O que de mais positivo aparece na matéria de Veja é uma citação do simbolista francês Charles Baudelaire, para quem “o maior truque do diabo” seria “nos convencer de que ele não existe”. Enquanto as idéias sobre a figura de Satanás são revistas e os conceitos bíblicos descartados, podemos estar certos de que há alguém diabolicamente feliz por toda essa confusão a camuflar sua intensa atividade...
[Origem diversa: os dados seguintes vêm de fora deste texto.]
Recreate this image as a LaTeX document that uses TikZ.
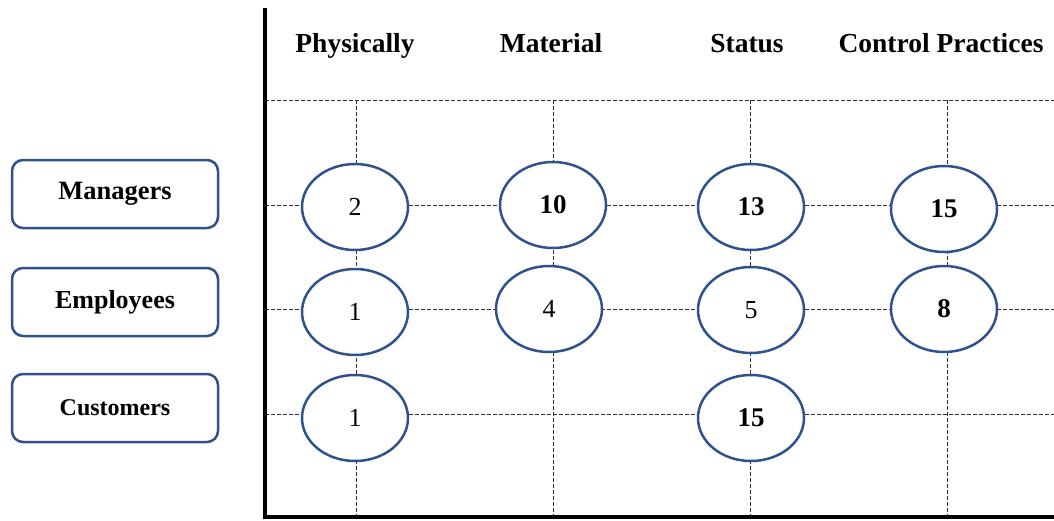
\documentclass[tikz,border=0pt]{standalone}
\usepackage{fontspec}
\setmainfont{Liberation Serif}
\usetikzlibrary{shapes.geometric}
\definecolor{rimblue}{RGB}{47,82,143}
\definecolor{gridgray}{RGB}{50,50,50}
\tikzset{
  gridline/.style={draw=gridgray, line width=1pt, dash pattern=on 4pt off 2pt},
  axisline/.style={draw=black, line width=4pt},
  headtext/.style={font=\fontsize{27.5}{32}\selectfont\bfseries, inner sep=0pt, anchor=base},
  groupbox/.style={draw=rimblue, line width=2.5pt, rounded corners=11pt, fill=white,
    minimum width=206pt, minimum height=68pt, inner sep=0pt},
  cell/.style={ellipse, draw=rimblue, line width=2.5pt, fill=white,
    minimum width=106pt, minimum height=86pt, inner sep=0pt,
    font=\fontsize{26}{30}\selectfont},
  cellbold/.style={cell, font=\fontsize{27}{30}\selectfont\bfseries}
}
\begin{document}
\begin{tikzpicture}[x=1pt,y=-1pt]
\useasboundingbox (0,0) rectangle (1054,520);

% dashed grid
\draw[gridline] (265,100) -- (1054,100);
\foreach \y in {205,309,414} \draw[gridline] (265,\y) -- (1054,\y);
\foreach \x in {356,553,750,947} \draw[gridline] (\x,100) -- (\x,517);

% axes
\draw[axisline] (265,8) -- (265,519);
\draw[axisline] (263,517) -- (1054,517);

% column headings
\node[headtext] (hphys) at (355,52) {Physically};
\node[headtext] (hmat)  at (551,52) {Material};
\node[headtext] (hstat) at (747,52) {Status};
\node[headtext] (hctrl) at (941,52) {Control Practices};

% row groups
\node[groupbox, font=\fontsize{26.5}{30}\selectfont\bfseries] (managers)  at (115,194) {Managers};
\node[groupbox, font=\fontsize{26}{30}\selectfont\bfseries]   (employees) at (115,302) {Employees};
\node[groupbox, font=\fontsize{24}{30}\selectfont\bfseries]   (customers) at (115,408) {Customers};

% counts
\node[cell]     (m1) at (355,207) {2};
\node[cellbold] (m2) at (553,205) {10};
\node[cellbold] (m3) at (751,207) {13};
\node[cellbold] (m4) at (944,209) {15};

\node[cell]     (e1) at (355,312) {1};
\node[cell]     (e2) at (549,309) {4};
\node[cell]     (e3) at (751,310) {5};
\node[cellbold] (e4) at (944,309) {8};

\node[cell]     (c1) at (355,418) {1};
\node[cellbold] (c3) at (751,418) {15};
\end{tikzpicture}
\end{document}
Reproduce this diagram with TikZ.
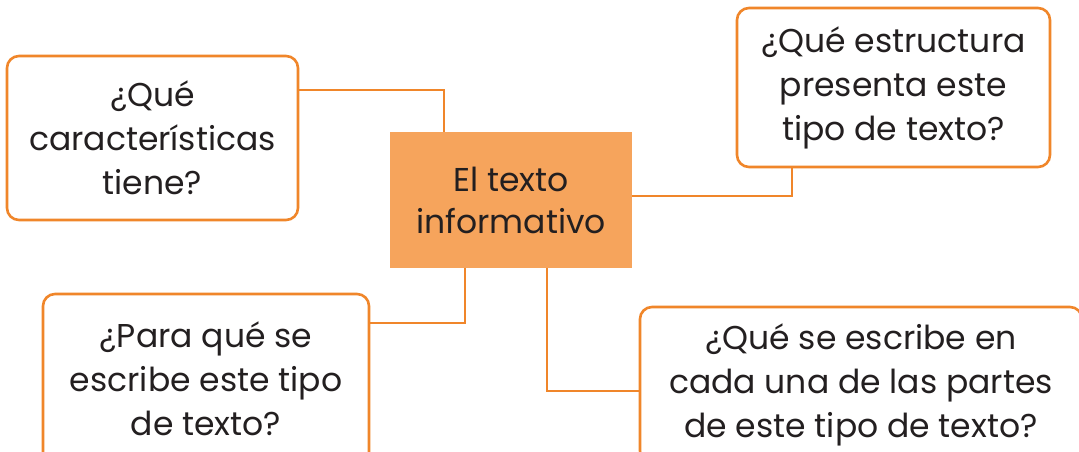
\documentclass[tikz,border=0pt]{standalone}
\usepackage{fontspec}
\setmainfont{Poppins}
\usetikzlibrary{positioning}
\definecolor{naranja}{HTML}{F0862A}
\definecolor{relleno}{HTML}{F6A45C}
\definecolor{tinta}{HTML}{231F20}

\begin{document}
\begin{tikzpicture}[x=1pt, y=-1pt,
  pregunta/.style={draw=naranja, line width=2.6pt, rounded corners=12pt, fill=white,
    align=center, inner sep=0pt, text=tinta, font=\fontsize{33}{44}\selectfont},
  tema/.style={fill=relleno, align=center, inner sep=0pt, text=tinta,
    minimum width=242pt, minimum height=136pt, font=\fontsize{33}{42}\selectfont},
  link/.style={draw=naranja, line width=2.6pt}]
  \clip (0,0) rectangle (1079,451);
  \fill[white] (0,0) rectangle (1079,451);
  % centro
  \node[tema] (info) at (511,200) {El texto\\informativo};
  % preguntas
  \node[pregunta, minimum width=291pt, minimum height=164pt] (caract) at (152.5,138) {¿Qué\\características\\tiene?};
  \node[pregunta, minimum width=313pt, minimum height=159pt] (estruct) at (893.5,87.5) {¿Qué estructura\\presenta este\\tipo de texto?};
  \node[pregunta, minimum width=326pt, minimum height=170pt] (para) at (206,379) {¿Para qué se\\escribe este tipo\\de texto?};
  \node[pregunta, minimum width=442pt, minimum height=156pt] (partes) at (861,385) {¿Qué se escribe en\\cada una de las partes\\de este tipo de texto?};
  % conectores
  \draw[link] (caract.east |- 0,90) -| (info.north -| 444,0);
  \draw[link] (info.east |- 0,196) -| (estruct.south -| 792,0);
  \draw[link] (info.south -| 465,0) |- (para.east |- 0,323);
  \draw[link] (info.south -| 547,0) |- (partes.west |- 0,391);
\end{tikzpicture}
\end{document}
(Do blog Questão de Confiança)
[1] Jerônimo Teixeira, “Quem diabos é o diabo?”, publicado em Veja, ed. 2.078, ano 41, nº 37, 17 de setembro de 2008, p. 140, 141.
[2] Idem, p. 141. Daqui por diante, as demais citações se reportam à mesma página.
[3] R. Laird Harris, Gleason L. Archer, Jr. e Bruce K. Waltike, Dicionário Internacional de Teologia do Antigo Testamento (São Paulo, SP: Vida Nova, 2005), 4ª reimpressão, p. 952.
[4] Harold Bloom, O cânone ocidental (Rio de Janeiro, RJ: Editora Objetiva, 1994), p. 31, 36, 38 e 25.